■ Charts and diagrams as code ■
-- begin --

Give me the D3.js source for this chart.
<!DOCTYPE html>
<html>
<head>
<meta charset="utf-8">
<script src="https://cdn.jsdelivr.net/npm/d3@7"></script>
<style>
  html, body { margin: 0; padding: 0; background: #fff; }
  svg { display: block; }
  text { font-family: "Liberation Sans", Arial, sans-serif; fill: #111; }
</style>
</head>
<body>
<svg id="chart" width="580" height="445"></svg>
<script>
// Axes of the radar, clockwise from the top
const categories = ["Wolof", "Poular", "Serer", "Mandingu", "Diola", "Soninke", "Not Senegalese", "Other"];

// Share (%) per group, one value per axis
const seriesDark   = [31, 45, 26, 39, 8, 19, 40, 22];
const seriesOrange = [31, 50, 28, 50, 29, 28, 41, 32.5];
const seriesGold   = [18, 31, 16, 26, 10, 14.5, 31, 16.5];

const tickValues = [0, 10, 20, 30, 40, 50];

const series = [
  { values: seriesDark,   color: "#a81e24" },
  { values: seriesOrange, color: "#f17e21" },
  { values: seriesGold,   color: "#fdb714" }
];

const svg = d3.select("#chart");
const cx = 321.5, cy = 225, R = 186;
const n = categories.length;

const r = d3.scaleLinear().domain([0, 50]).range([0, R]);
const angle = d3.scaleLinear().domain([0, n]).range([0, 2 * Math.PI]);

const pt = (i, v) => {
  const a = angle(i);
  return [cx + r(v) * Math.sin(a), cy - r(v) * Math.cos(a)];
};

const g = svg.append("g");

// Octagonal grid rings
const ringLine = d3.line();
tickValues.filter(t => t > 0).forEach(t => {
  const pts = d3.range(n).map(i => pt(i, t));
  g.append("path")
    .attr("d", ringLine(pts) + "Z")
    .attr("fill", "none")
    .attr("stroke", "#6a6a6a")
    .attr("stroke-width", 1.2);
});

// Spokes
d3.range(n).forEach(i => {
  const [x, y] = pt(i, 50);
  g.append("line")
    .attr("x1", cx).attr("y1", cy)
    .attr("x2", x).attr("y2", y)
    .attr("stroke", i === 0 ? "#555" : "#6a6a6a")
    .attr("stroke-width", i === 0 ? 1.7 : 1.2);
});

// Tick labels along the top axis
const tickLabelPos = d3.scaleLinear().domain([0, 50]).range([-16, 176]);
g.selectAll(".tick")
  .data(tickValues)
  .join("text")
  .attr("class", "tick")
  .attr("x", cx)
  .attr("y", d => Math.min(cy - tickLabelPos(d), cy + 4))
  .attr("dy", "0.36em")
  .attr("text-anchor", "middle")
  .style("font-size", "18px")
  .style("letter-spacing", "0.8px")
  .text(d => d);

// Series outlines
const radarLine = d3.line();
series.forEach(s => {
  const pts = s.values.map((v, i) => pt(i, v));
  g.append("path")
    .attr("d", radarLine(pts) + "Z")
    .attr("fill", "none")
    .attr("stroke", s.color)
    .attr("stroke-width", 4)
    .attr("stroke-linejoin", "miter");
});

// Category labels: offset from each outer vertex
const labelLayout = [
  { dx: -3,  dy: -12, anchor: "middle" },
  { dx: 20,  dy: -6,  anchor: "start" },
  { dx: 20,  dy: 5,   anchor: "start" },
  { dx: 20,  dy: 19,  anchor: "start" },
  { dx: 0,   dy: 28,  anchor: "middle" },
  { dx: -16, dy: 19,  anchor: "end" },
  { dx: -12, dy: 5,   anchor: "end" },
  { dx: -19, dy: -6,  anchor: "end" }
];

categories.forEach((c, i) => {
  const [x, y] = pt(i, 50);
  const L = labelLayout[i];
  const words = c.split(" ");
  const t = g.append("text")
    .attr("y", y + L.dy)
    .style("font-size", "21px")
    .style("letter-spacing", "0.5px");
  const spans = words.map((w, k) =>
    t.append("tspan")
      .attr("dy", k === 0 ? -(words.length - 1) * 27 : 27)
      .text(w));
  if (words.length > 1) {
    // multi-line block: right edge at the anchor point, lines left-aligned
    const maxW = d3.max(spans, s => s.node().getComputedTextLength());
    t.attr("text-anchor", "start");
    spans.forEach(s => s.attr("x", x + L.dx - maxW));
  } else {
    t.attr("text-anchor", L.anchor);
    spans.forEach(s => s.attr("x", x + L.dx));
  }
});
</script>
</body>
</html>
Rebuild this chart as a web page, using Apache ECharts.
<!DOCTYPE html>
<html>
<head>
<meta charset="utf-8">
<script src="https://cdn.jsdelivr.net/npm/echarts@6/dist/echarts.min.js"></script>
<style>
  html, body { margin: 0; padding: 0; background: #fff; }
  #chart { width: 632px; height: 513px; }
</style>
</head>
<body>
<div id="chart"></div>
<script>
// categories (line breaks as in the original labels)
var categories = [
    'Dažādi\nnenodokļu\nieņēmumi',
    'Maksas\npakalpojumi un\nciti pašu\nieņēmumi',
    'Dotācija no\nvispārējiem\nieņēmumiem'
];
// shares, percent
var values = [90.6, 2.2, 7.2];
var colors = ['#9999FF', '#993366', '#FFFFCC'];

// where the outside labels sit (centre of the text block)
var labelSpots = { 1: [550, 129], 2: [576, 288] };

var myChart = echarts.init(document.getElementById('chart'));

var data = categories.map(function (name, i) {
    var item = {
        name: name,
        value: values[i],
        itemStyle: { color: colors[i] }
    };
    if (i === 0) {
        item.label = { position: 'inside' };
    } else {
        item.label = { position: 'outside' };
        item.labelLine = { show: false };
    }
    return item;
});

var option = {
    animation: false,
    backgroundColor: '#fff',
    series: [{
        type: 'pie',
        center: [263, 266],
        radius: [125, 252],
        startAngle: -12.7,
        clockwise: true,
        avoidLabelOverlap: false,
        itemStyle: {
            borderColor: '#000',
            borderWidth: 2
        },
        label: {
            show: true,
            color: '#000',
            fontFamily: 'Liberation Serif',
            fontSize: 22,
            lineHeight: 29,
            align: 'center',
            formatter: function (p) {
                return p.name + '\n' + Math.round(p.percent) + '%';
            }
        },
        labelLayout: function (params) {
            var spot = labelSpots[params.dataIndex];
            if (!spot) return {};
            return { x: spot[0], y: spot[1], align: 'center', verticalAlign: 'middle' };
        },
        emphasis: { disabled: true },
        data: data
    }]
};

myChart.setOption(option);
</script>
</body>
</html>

-- end --
-- begin --

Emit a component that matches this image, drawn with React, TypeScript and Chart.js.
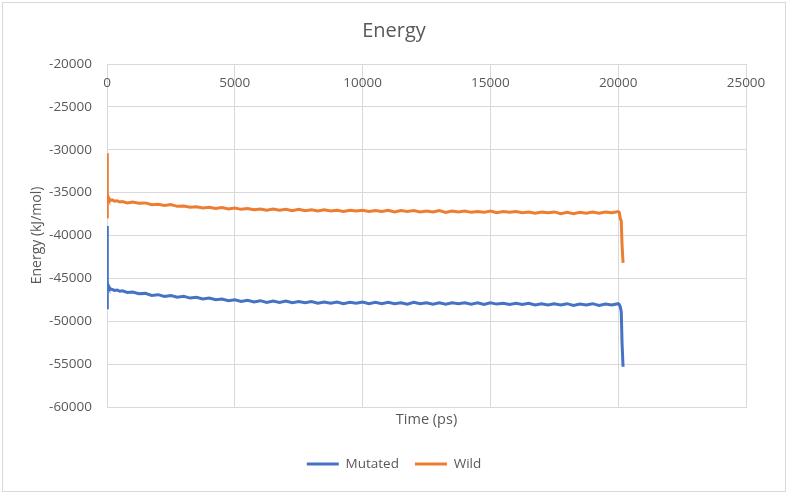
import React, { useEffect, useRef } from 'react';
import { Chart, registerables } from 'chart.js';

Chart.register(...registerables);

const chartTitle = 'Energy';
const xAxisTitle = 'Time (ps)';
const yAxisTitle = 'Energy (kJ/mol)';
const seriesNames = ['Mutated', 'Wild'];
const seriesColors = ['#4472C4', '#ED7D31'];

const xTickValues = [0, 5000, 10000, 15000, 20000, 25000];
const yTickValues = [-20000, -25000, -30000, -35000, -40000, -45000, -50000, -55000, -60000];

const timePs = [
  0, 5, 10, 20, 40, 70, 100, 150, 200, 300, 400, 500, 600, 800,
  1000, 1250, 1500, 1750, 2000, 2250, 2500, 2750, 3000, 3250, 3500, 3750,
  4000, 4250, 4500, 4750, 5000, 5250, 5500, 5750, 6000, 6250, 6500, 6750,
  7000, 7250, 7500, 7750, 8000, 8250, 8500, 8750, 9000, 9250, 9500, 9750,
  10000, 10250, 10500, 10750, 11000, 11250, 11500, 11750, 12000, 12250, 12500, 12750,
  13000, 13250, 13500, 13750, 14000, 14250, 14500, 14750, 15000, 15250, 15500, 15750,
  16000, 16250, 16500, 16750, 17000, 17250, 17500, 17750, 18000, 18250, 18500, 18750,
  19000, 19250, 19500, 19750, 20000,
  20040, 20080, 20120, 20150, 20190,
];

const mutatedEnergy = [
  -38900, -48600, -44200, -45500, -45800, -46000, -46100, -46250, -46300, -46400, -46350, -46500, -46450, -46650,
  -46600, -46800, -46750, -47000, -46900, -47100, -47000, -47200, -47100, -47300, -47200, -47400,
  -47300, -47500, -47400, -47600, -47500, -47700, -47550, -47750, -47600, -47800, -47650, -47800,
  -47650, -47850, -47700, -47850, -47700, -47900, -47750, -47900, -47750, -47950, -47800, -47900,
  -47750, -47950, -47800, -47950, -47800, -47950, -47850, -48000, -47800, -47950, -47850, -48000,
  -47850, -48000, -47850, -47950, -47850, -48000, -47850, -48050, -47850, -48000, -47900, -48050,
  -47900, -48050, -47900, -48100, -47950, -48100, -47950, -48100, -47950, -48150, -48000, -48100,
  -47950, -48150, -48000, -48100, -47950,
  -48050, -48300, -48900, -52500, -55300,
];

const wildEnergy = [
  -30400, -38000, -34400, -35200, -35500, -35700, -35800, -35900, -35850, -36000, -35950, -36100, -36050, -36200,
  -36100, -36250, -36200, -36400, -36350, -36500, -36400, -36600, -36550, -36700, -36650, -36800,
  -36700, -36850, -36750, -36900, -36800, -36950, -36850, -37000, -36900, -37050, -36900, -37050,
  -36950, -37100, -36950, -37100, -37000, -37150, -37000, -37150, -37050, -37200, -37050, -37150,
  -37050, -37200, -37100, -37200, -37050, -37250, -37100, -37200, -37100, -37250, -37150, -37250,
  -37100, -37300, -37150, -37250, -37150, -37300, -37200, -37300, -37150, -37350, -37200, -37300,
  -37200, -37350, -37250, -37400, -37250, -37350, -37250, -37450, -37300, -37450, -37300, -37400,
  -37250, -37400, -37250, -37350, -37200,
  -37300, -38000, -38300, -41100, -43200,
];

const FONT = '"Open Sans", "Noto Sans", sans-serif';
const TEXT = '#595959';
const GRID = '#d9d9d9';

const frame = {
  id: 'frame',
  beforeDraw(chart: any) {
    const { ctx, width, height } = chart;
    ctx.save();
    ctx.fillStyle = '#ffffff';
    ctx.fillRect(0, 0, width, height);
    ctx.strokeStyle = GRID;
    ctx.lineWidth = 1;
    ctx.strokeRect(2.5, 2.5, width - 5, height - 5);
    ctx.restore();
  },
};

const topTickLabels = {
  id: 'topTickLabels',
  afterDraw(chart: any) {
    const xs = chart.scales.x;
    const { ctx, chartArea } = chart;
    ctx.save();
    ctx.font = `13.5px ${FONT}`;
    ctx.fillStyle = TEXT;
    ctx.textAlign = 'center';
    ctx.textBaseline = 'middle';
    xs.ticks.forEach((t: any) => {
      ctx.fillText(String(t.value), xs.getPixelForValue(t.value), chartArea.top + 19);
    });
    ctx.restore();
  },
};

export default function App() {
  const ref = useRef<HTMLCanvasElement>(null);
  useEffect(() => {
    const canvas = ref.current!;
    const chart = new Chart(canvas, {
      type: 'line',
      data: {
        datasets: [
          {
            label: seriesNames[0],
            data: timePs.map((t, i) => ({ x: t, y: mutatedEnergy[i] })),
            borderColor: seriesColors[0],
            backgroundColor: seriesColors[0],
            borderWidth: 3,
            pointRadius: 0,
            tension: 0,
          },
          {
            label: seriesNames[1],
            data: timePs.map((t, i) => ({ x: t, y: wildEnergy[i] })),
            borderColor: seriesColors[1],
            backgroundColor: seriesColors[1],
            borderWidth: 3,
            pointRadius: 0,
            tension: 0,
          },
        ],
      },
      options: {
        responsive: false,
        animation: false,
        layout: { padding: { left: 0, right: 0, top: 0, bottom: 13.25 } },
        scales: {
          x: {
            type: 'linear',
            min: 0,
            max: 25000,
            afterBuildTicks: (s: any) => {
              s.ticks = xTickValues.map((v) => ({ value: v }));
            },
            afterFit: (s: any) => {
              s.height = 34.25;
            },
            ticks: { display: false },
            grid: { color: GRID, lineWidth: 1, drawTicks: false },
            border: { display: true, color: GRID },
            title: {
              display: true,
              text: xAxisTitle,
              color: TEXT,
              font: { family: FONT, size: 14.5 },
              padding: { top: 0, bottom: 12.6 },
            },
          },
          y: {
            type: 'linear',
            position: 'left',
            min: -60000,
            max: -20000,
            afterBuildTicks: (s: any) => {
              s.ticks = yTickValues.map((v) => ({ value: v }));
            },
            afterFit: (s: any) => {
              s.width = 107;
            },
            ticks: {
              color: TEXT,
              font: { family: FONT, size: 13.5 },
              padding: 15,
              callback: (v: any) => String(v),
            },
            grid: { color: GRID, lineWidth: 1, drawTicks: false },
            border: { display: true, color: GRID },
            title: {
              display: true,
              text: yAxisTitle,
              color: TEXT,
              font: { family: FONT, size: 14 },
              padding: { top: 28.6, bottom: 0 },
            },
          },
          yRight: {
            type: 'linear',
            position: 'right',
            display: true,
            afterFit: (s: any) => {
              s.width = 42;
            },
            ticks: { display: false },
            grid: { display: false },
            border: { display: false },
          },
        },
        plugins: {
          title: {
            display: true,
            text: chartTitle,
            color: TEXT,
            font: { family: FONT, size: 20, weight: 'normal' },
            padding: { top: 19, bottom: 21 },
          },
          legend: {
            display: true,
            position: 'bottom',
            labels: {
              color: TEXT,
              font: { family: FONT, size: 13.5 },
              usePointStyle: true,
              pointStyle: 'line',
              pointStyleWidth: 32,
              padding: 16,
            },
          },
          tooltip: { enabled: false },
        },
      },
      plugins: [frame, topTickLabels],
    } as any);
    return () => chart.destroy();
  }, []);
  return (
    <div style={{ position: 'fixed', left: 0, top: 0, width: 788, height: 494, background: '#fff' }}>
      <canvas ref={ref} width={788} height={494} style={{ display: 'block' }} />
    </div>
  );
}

-- end --
-- begin --

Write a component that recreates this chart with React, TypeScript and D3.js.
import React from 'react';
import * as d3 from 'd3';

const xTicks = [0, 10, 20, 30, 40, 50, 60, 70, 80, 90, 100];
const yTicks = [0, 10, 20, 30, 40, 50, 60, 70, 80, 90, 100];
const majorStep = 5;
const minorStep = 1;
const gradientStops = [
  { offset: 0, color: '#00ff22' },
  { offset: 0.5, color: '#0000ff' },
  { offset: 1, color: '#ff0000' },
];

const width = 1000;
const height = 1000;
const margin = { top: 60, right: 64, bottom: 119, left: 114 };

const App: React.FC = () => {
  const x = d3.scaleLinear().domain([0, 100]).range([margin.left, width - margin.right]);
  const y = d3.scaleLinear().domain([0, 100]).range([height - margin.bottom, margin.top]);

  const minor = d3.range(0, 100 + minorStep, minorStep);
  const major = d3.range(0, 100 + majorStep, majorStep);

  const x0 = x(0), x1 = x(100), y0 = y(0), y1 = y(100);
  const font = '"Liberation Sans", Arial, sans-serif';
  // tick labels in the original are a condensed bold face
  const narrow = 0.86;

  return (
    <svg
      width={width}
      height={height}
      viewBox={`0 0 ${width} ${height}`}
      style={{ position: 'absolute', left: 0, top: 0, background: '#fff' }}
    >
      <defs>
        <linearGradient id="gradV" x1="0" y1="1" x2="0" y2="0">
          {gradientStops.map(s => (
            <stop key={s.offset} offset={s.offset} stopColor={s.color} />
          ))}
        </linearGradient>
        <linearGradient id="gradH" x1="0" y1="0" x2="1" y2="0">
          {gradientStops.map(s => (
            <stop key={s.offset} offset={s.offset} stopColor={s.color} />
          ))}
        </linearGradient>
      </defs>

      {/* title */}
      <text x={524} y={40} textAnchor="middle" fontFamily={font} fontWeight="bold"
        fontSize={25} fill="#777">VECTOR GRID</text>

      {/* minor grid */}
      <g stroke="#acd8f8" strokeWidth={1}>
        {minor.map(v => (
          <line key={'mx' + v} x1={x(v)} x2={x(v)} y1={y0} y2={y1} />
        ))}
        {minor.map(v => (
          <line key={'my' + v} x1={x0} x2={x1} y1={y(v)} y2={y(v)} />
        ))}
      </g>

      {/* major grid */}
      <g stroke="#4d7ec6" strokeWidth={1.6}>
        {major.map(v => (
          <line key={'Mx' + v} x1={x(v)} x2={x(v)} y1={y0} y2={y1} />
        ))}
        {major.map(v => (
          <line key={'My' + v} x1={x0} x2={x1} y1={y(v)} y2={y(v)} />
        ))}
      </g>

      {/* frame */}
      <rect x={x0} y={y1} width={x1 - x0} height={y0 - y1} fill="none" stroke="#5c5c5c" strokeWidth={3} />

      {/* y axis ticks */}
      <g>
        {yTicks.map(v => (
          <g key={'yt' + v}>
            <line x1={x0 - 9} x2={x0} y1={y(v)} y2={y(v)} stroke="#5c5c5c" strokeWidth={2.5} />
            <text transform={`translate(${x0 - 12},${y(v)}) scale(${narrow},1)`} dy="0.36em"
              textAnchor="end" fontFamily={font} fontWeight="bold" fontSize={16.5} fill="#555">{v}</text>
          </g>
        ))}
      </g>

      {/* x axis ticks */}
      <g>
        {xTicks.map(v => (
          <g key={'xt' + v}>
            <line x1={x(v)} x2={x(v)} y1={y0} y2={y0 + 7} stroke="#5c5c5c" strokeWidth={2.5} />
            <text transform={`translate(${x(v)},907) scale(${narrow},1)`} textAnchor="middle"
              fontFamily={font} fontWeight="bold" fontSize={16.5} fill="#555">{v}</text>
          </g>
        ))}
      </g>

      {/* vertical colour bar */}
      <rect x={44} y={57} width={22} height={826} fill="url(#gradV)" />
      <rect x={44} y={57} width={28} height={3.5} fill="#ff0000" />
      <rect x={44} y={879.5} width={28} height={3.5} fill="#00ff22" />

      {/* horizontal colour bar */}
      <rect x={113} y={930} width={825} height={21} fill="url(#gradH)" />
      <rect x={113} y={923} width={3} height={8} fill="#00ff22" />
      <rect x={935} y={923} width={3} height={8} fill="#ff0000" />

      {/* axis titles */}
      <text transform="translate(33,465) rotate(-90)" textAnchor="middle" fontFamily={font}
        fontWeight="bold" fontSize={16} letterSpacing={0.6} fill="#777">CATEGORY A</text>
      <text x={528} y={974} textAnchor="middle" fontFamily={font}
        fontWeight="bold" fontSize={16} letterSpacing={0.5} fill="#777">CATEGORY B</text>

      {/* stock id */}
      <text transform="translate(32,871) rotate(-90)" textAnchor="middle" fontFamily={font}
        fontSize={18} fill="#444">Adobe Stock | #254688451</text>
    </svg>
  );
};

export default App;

-- end --

■ Task to complete ■
Copy out each line of the records that holds the string "with".

■ Task answer ■
Emit a component that matches this image, drawn with React, TypeScript and Chart.js.
Write a component that recreates this chart with React, TypeScript and D3.js.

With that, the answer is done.